This review was updated on Dec. 20, 2006.
A political docu with a difference, “Enemies of Happiness” follows National Assembly candidate Malalai Joya, a 28-year-old Afghani woman, as she trods the local campaign trail, dodging death threats along the way. Unfussily assembled by Danish helmer Eva Mulvad (Anja Al-Erhayem gets a co-directing credit), pic quietly celebrates its heroine’s fierce determination to reform her country’s attitude toward women, starting with saving a young girl from an arranged marriage to an opium baron. “Happiness” will make feminist-minded auds feel especially good, but its current one-hour running time will restrict it mostly to TV airings and human-rights-oriented festivals.

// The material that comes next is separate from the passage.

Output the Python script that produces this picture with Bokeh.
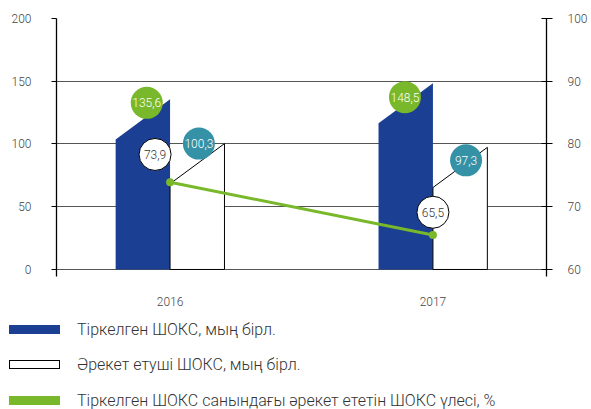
from bokeh.plotting import figure
from bokeh.layouts import column
from bokeh.models import Range1d, LinearAxis, FixedTicker, ColumnDataSource, Div
from bokeh.core.properties import value
from bokeh.embed import file_html
from bokeh.resources import INLINE

# ---------------- data ----------------
years = ["2016", "2017"]
registered = [135.6, 148.5]      # Тіркелген ШОКС, мың бірл.
active = [100.3, 97.3]           # Әрекет етуші ШОКС, мың бірл.
share = [73.9, 65.5]             # Тіркелген ШОКС санындағы әрекет ететін ШОКС үлесі, %
left_ticks = [0, 50, 100, 150, 200]
right_ticks = [60, 70, 80, 90, 100]
series_names = ["Тіркелген ШОКС, мың бірл.",
                "Әрекет етуші ШОКС, мың бірл.",
                "Тіркелген ШОКС санындағы әрекет ететін ШОКС үлесі, %"]

# ---------------- style ----------------
BLUE = "#1b3f92"
GREEN = "#78b82a"
TEAL = "#3591a6"
TXT = "#444444"
FONT = "Roboto Light, Roboto"
BAR_W = 0.207          # bar width in x units
SLANT = 32             # slanted top: left edge lower by this many left-axis units
Y0 = -5.6              # axis extends slightly below zero
PX_X = 263.0           # px per x unit
FRAME_H = 258.0
PX_YL = FRAME_H / (200 - Y0)
R0 = 60 + Y0 / 5.0
PX_YR = FRAME_H / (100 - R0)
# label-bubble offsets in px (dx right, dy up)
reg_off = [(-23.3, -3.5), (-28.0, -14.0)]
act_off = [(-25.6, 0.0), (-21.3, -13.0)]
shr_off = [(-15.0, 27.8), (0.0, 22.7)]


def fmt(v):
    return f"{v:.1f}".replace(".", ",")


idx = list(range(len(years)))

p = figure(width=591, height=312, output_backend="svg", toolbar_location=None,
           x_range=Range1d(-0.432, 1.432), y_range=Range1d(Y0, 200),
           min_border_left=56, min_border_right=45, min_border_top=18,
           min_border_bottom=36, outline_line_color=None, background_fill_color="white")
p.extra_y_ranges = {"right": Range1d(R0, 100)}

# axes
yax = p.yaxis[0]
yax.ticker = FixedTicker(ticks=left_ticks)
yax.axis_line_color = "black"
yax.axis_line_width = 1.3
yax.major_tick_line_color = "black"
yax.major_tick_out = 5
yax.major_tick_in = 0
yax.minor_tick_line_color = None
yax.major_label_standoff = 20
yax.major_label_text_font = FONT
yax.major_label_text_font_size = "12px"
yax.major_label_text_color = TXT

rax = LinearAxis(y_range_name="right", ticker=FixedTicker(ticks=right_ticks))
rax.axis_line_color = "black"
rax.axis_line_width = 1.3
rax.major_tick_line_color = "black"
rax.major_tick_out = 6
rax.major_tick_in = 5
rax.minor_tick_line_color = None
rax.major_label_standoff = 15
rax.major_label_text_font = FONT
rax.major_label_text_font_size = "12px"
rax.major_label_text_color = TXT
p.add_layout(rax, "right")

xax = p.xaxis[0]
xax.ticker = FixedTicker(ticks=idx)
xax.major_label_overrides = {i: y for i, y in zip(idx, years)}
xax.axis_line_color = None
xax.major_tick_line_color = None
xax.minor_tick_line_color = None
xax.major_label_standoff = 14
xax.major_label_text_font = FONT
xax.major_label_text_font_size = "12px"
xax.major_label_text_color = TXT

p.xgrid.visible = False
p.ygrid.ticker = FixedTicker(ticks=left_ticks)
p.ygrid.grid_line_color = "#555555"
p.ygrid.grid_line_width = 1

# bars with slanted tops
blue_src = ColumnDataSource(dict(
    xs=[[i - BAR_W, i - BAR_W, i, i] for i in idx],
    ys=[[0, v - SLANT, v, 0] for v in registered]))
white_src = ColumnDataSource(dict(
    xs=[[i, i, i + BAR_W, i + BAR_W] for i in idx],
    ys=[[0, v - SLANT, v, 0] for v in active]))
p.patches("xs", "ys", source=blue_src, fill_color=BLUE, line_color=None)
p.patches("xs", "ys", source=white_src, fill_color="white",
          line_color="black", line_width=1)

# share line
p.line(idx, share, y_range_name="right", line_color=GREEN, line_width=3)
p.scatter(idx, share, y_range_name="right", size=8, fill_color=GREEN, line_color=None)

# value bubbles
reg_x = [i + d[0] / PX_X for i, d in zip(idx, reg_off)]
reg_y = [v + d[1] / PX_YL for v, d in zip(registered, reg_off)]
act_x = [i + BAR_W + d[0] / PX_X for i, d in zip(idx, act_off)]
act_y = [v + d[1] / PX_YL for v, d in zip(active, act_off)]
shr_x = [i + d[0] / PX_X for i, d in zip(idx, shr_off)]
shr_y = [v + d[1] / PX_YR for v, d in zip(share, shr_off)]

p.scatter(reg_x, reg_y, size=32, fill_color=GREEN, line_color=None)
p.text(reg_x, reg_y, text=[fmt(v) for v in registered], text_align="center",
       text_baseline="middle", text_color="white", text_font=value(FONT),
       text_font_size="12px")
p.scatter(act_x, act_y, size=32, fill_color=TEAL, line_color=None)
p.text(act_x, act_y, text=[fmt(v) for v in active], text_align="center",
       text_baseline="middle", text_color="white", text_font=value(FONT),
       text_font_size="12px")
p.scatter(shr_x, shr_y, size=32, y_range_name="right", fill_color="white",
          line_color="black", line_width=1)
p.text(shr_x, shr_y, text=[fmt(v) for v in share], y_range_name="right",
       text_align="center", text_baseline="middle", text_color="#333333",
       text_font=value(FONT), text_font_size="12px")

# legend (HTML block under the chart)
swatches = [f"background:{BLUE};",
            "background:#ffffff;border:1.3px solid #000;box-sizing:border-box;",
            f"background:{GREEN};"]
row_centers = [17.5, 52.7, 88.5]
rows = []
for name, sw, cy in zip(series_names, swatches, row_centers):
    rows.append(
        f'<div style="position:absolute;left:9px;top:{cy - 4.5}px;width:51px;height:9px;{sw}"></div>'
        f'<div style="position:absolute;left:77px;top:{cy - 10}px;height:20px;line-height:20px;'
        f'white-space:nowrap;">{name}</div>')
legend_html = ('<div style="position:relative;width:591px;height:97px;'
               'font-family:\'Roboto Light\',Roboto,sans-serif;font-weight:300;'
               'font-size:16px;color:#333333;">' + "".join(rows) + '</div>')
lg = Div(text=legend_html, width=591, height=97, margin=0)

open("out.html", "w").write(file_html(column(p, lg, spacing=0), INLINE))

Opening scene shows Malalai Joya being banished in 2003 from the Loya Jirga (Afghanistan’s constitutional assembly) for denouncing the presence of “criminals” in the assembly, warlords who among other crimes have oppressed women in the past.
Fast-forward to 2005, with Joya, now running for a seat on the National Assembly, being awakened in the middle of the night by a death threat. Apparently unruffled by the danger, she smiles at the irony that the danger forces her to don a face-concealing veil, or burqa, which she successfully persuaded many other Afghani women to stop wearing.

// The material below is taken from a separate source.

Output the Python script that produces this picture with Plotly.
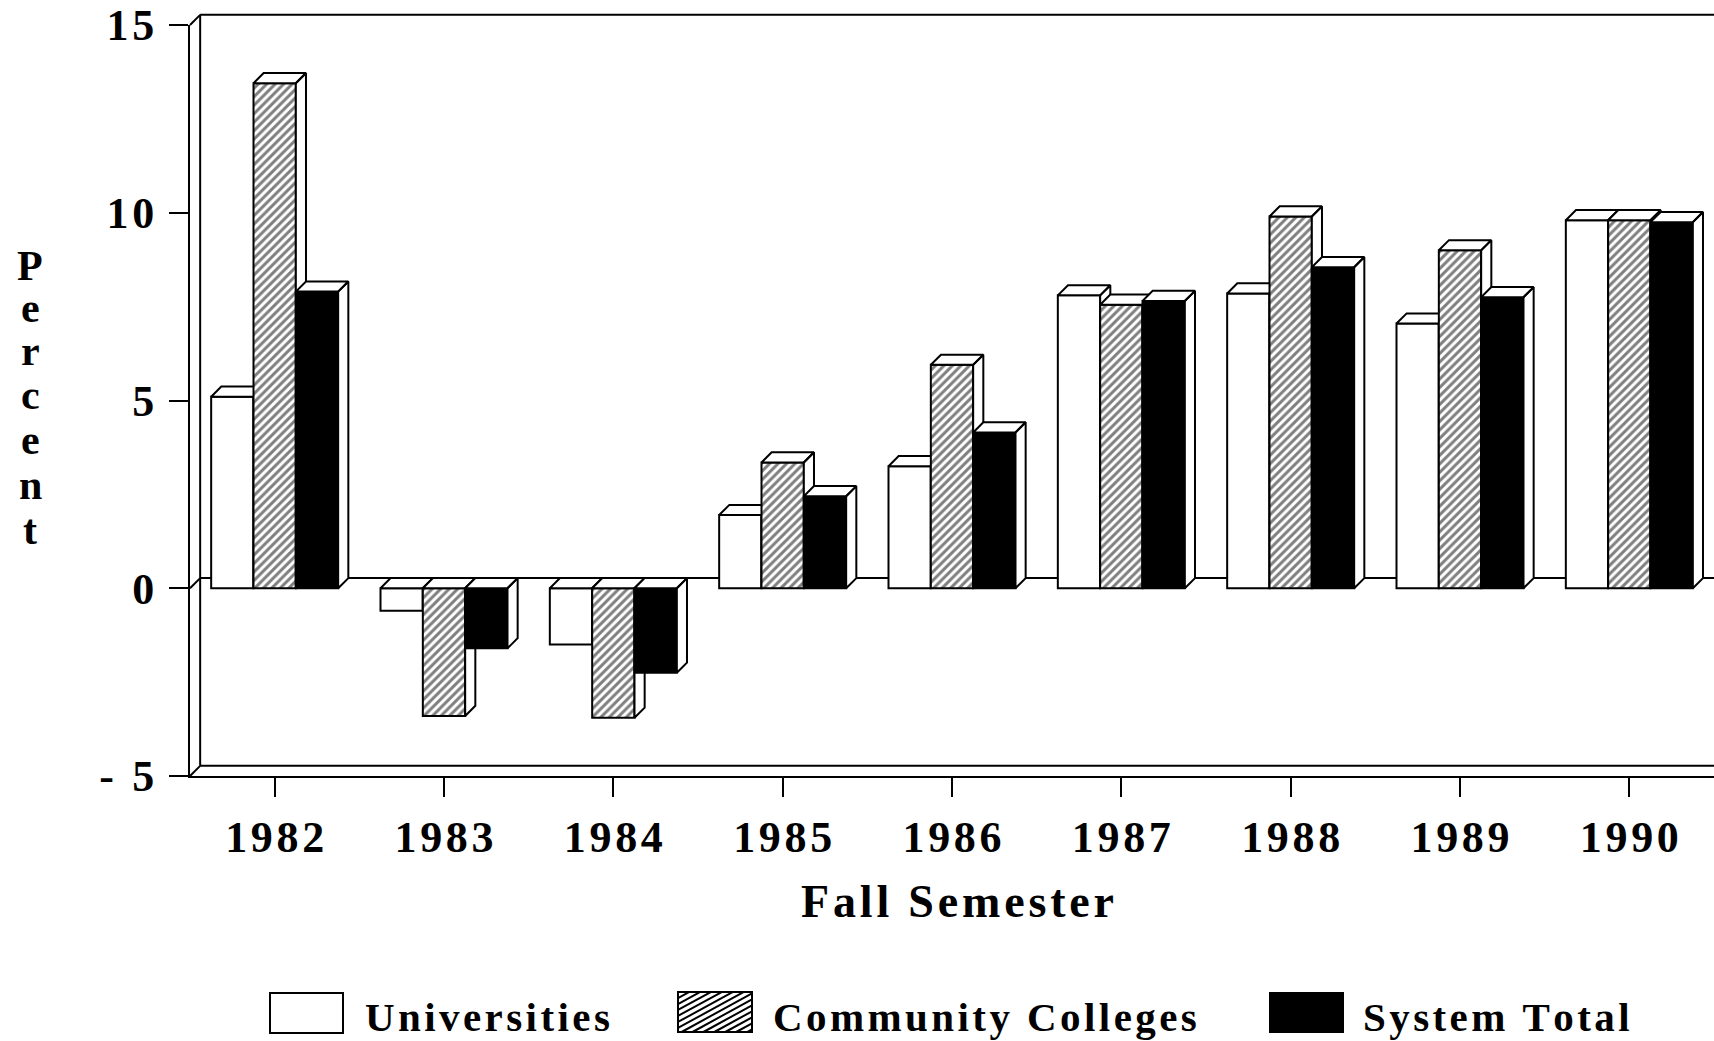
import plotly.graph_objects as go

# ---------------- data ----------------
years = ['1982', '1983', '1984', '1985', '1986', '1987', '1988', '1989', '1990']
universities = [5.1, -0.6, -1.5, 1.95, 3.25, 7.8, 7.85, 7.05, 9.8]
community_colleges = [13.45, -3.4, -3.45, 3.35, 5.95, 7.55, 9.9, 9.0, 9.8]
system_total = [7.9, -1.6, -2.25, 2.45, 4.15, 7.65, 8.55, 7.75, 9.75]
series_names = ['Universities', 'Community Colleges', 'System Total']
y_tick_values = [-5, 0, 5, 10, 15]
y_tick_labels = ['- 5', '0', '5', '10', '15']
x_title = 'Fall Semester'
y_title = 'Percent'

# ---------------- geometry / style ----------------
W, H = 1714, 1041
L, R, T, B = 190, 1714, 25, 776          # plot area in pixels
XR = [-0.5, 8.5]
YR = [-5, 15]
BAR_W = 0.25
DX, DY = 0.06, 0.27                      # 3-D depth in data units
HS = '\u200a'
FONT = 'Liberation Serif, Times New Roman, serif'
FS = 43


def spaced(s):
    return HS.join(s)


def pxp(px, py):
    return (px - L) / (R - L), (B - py) / (B - T)


def dp(x, y):
    return (x - XR[0]) / (XR[1] - XR[0]), (y - YR[0]) / (YR[1] - YR[0])


def font(size=FS):
    return dict(family=FONT, size=size, color='black', weight='bold')


styles = [
    dict(color='white'),
    dict(color='white', pattern=dict(shape='/', fgcolor='black', bgcolor='white', size=6, solidity=0.5)),
    dict(color='black'),
]
series = [universities, community_colleges, system_total]

fig = go.Figure()
idx = list(range(len(years)))
for k, vals in enumerate(series):
    xa = 'x' if k == 0 else 'x%d' % (k + 1)
    ya = 'y' if k == 0 else 'y%d' % (k + 1)
    off = -0.375 + k * BAR_W
    marker = dict(styles[k])
    marker['line'] = dict(color='black', width=2)
    fig.add_trace(go.Bar(x=idx, y=vals, width=BAR_W, offset=off, marker=marker,
                         name=series_names[k], showlegend=False, xaxis=xa, yaxis=ya))
    fx, fy = [], []
    for i, v in enumerate(vals):
        x0 = i + off
        x1 = x0 + BAR_W
        top = max(v, 0)
        bot = min(v, 0)
        fx += [x0, x0 + DX, x1 + DX, x1, x0, None]
        fy += [top, top + DY, top + DY, top, top, None]
        fx += [x1, x1 + DX, x1 + DX, x1, x1, None]
        fy += [bot, bot + DY, top + DY, top, bot, None]
    fig.add_trace(go.Scatter(x=fx, y=fy, mode='lines', fill='toself', fillcolor='white',
                             line=dict(color='black', width=2), showlegend=False,
                             hoverinfo='skip', xaxis=xa, yaxis=ya))

# ---------------- frame (back wall) ----------------
shapes = []


def line_d(xa_, ya_, xb_, yb_, w=2):
    p0 = dp(xa_, ya_)
    p1 = dp(xb_, yb_)
    shapes.append(dict(type='line', xref='paper', yref='paper', x0=p0[0], y0=p0[1],
                       x1=p1[0], y1=p1[1], line=dict(color='black', width=w), layer='below'))


x_wall = XR[0] + DX
line_d(x_wall, YR[0] + DY, x_wall, YR[1] + DY)
line_d(x_wall, YR[1] + DY, XR[1], YR[1] + DY)
line_d(x_wall, YR[0] + DY, XR[1], YR[0] + DY)
line_d(x_wall, DY, XR[1], DY)
for yv in (YR[0], 0, YR[1]):
    line_d(XR[0], yv, x_wall, yv + DY)

# ---------------- legend ----------------
legend_boxes = [(270, 343, 993, 1033), (678, 752, 992, 1032), (1270, 1343, 993, 1032)]
legend_text_x = [363, 771, 1361]
legend_fill = ['white', 'white', 'black']
LFS = 41
for (bx0, bx1, by0, by1), fc in zip(legend_boxes, legend_fill):
    a = pxp(bx0, by1)
    b = pxp(bx1, by0)
    shapes.append(dict(type='rect', xref='paper', yref='paper', x0=a[0], y0=a[1], x1=b[0], y1=b[1],
                       fillcolor=fc, line=dict(color='black', width=2)))
# hatch inside community-college swatch
bx0, bx1, by0, by1 = legend_boxes[1]
m, step = 0.55, 6.0
path = ''
c = by0 + m * bx0
while c < by1 + m * bx1:
    xa_ = max(bx0, (c - by1) / m)
    xb_ = min(bx1, (c - by0) / m)
    if xb_ > xa_:
        p0 = pxp(xa_, c - m * xa_)
        p1 = pxp(xb_, c - m * xb_)
        path += 'M%.5f,%.5f L%.5f,%.5f ' % (p0[0], p0[1], p1[0], p1[1])
    c += step
shapes.append(dict(type='path', xref='paper', yref='paper', path=path,
                   line=dict(color='black', width=2)))

annotations = []
for name, tx in zip(series_names, legend_text_x):
    p = pxp(tx, 1031 - 0.3375 * LFS)
    annotations.append(dict(text=spaced(name), x=p[0], y=p[1], xref='paper', yref='paper',
                            xanchor='left', yanchor='middle', showarrow=False, font=font(LFS)))

# x title
TFS = 46
p = pxp(957, 917 - 0.3375 * TFS)
annotations.append(dict(text=spaced(x_title), x=p[0], y=p[1], xref='paper', yref='paper',
                        xanchor='center', yanchor='middle', showarrow=False, font=font(TFS)))
# y title, stacked letters
baselines = [280, 322, 365, 409, 454, 499, 544]
for ch, bl in zip(y_title, baselines):
    p = pxp(30, bl - 0.3375 * 42)
    annotations.append(dict(text=ch, x=p[0], y=p[1], xref='paper', yref='paper',
                            xanchor='center', yanchor='middle', showarrow=False, font=font(42)))

axis_common = dict(showgrid=False, zeroline=False, showline=True, linecolor='black', linewidth=2,
                   ticks='outside', ticklen=19, tickwidth=2, tickcolor='black')

fig.update_layout(
    width=W, height=H,
    margin=dict(l=L, r=W - R, t=T, b=H - B, pad=0),
    paper_bgcolor='white', plot_bgcolor='white',
    showlegend=False,
    xaxis=dict(range=XR, tickvals=idx, ticktext=[spaced(y) for y in years],
               ticklabelstandoff=2, tickfont=font(44), **axis_common),
    yaxis=dict(range=YR, tickvals=y_tick_values, ticktext=[spaced(t) for t in y_tick_labels],
               ticklabelstandoff=6, tickfont=font(44), **axis_common),
    xaxis2=dict(overlaying='x', range=XR, visible=False),
    yaxis2=dict(overlaying='y', range=YR, visible=False),
    xaxis3=dict(overlaying='x', range=XR, visible=False),
    yaxis3=dict(overlaying='y', range=YR, visible=False),
    shapes=shapes,
    annotations=annotations,
)

fig.write_html('out.html', config={'displayModeBar': False},
               post_script="document.body.style.margin='0';document.body.style.overflow='hidden';")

Apart from the Central Asian setting, the pic is much like many other films about campaigning politicians, from Robert Drew’s “Primary” (1960) to 2005 docu “Street Fight,” as it illustrates Joya’s bond with her constituents. The candidate is seen talking to a feisty 100-year-old woman, who proudly gets down on her knees to demonstrate how she used to plant mines to blow up Soviets years ago.

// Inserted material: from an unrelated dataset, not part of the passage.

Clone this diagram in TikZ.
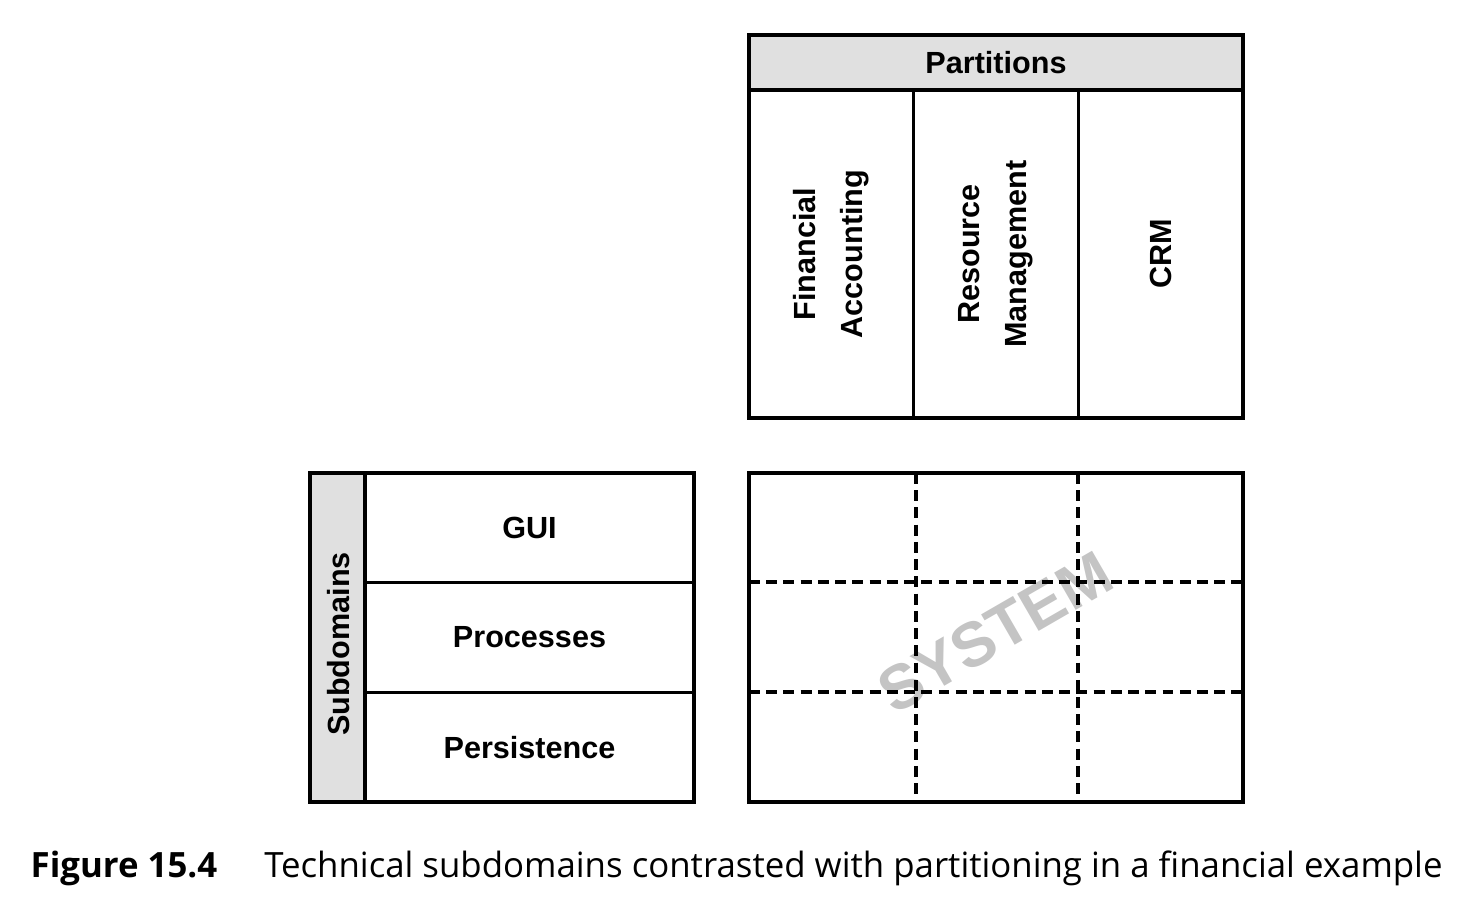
\documentclass[tikz,border=0pt]{standalone}
\usepackage{fontspec}
\setmainfont{Liberation Sans}
\newfontfamily\capfont{Open Sans}
\begin{document}
\begin{tikzpicture}[x=0.01cm,y=-0.01cm,
  every node/.style={font=\fontsize{8.7}{10.2}\selectfont\bfseries, align=center},
  cell/.style={draw, line width=1pt, inner sep=0pt},
  graycell/.style={cell, fill=black!12},
  vlabel/.style={rotate=90, font=\fontsize{8.7}{13.4}\selectfont\bfseries},
  grid/.style={line width=1pt, dash pattern=on 3.1pt off 1.8pt}]
\useasboundingbox (0,0) rectangle (1484,906);
% Partitions table
\node[graycell, minimum width=494*0.01cm, minimum height=55*0.01cm] (part) at (996,62.5) {Partitions};
\node[cell, minimum width=164.7*0.01cm, minimum height=328*0.01cm] (fa) at (831.3,254) {};
\node[cell, minimum width=164.7*0.01cm, minimum height=328*0.01cm] (rm) at (996,254) {};
\node[cell, minimum width=164.7*0.01cm, minimum height=328*0.01cm] (crm) at (1160.7,254) {};
\node[vlabel] (fal) at (fa) {Financial\\Accounting};
\node[vlabel] (rml) at (rm) {Resource\\Management};
\node[vlabel] (crml) at (crm) {CRM};
% Subdomains table
\node[graycell, minimum width=55*0.01cm, minimum height=329*0.01cm] (sub) at (337.5,637.5) {};
\node[vlabel] (subl) at (339,644) {Subdomains};
\node[cell, minimum width=329*0.01cm, minimum height=109.7*0.01cm] (gui) at (529.5,527.8) {GUI};
\node[cell, minimum width=329*0.01cm, minimum height=109.7*0.01cm] (proc) at (529.5,637.5) {Processes};
\node[cell, minimum width=329*0.01cm, minimum height=109.7*0.01cm] (pers) at (529.5,747.2) {Persistence};
% System grid
\node[text=black!23, rotate=30, font=\fontsize{17.8}{20}\selectfont\bfseries] (sys) at (995,632) {SYSTEM};
\node[cell, minimum width=494*0.01cm, minimum height=329*0.01cm] (sysgrid) at (996,637.5) {};
\coordinate (v1t) at (916,473); \coordinate (v1b) at (916,802);
\coordinate (v2t) at (1078,473); \coordinate (v2b) at (1078,802);
\coordinate (h1l) at (749,582); \coordinate (h1r) at (1243,582);
\coordinate (h2l) at (749,692); \coordinate (h2r) at (1243,692);
\draw[grid] (v1t) -- (v1b);
\draw[grid] (v2t) -- (v2b);
\draw[grid] (h1l) -- (h1r);
\draw[grid] (h2l) -- (h2r);
% Caption
\node[anchor=base west, inner sep=0pt, font=\capfont\fontsize{9.9}{12}\selectfont] (cap) at (30,877)
  {\textbf{Figure 15.4}\hspace{1.35em}Technical subdomains contrasted with partitioning in a financial example};
\end{tikzpicture}
\end{document}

Later, she tries to act as an intermediary between a drug lord and his unwilling fiancee, a mere slip of a teenager named Rahela. When told Rahela has threatened to set herself on fire if she’s forced to marry him, the drug lord merely shrugs and says if that happened, he’d pay the family compensation.
As film moves towards the climactic election day (the result hardly comes as a surprise), Mulvad and Al-Erhayem sketch in enough detail to convey a sense of how Afghani society is transitioning from the Taliban regime into a more modern state. There’s no doubt the filmmakers’ sympathies lie with Joya and the women, and the pic is largely told from the young politician’s point of view — literally at one point, when the camera shows what the world looks like from behind a burqa.
Pleasant soundtrack by Thomas Knak, Jesper Skaaning and Anders Remmer draws on indigenous instruments and folksy tunes in the pic’s multiple montage segments. Zillah Bowes’ lensing adheres to low-key cinema verite principles, seldom drawing attention to itself apart from the aforementioned burqa-eye-view.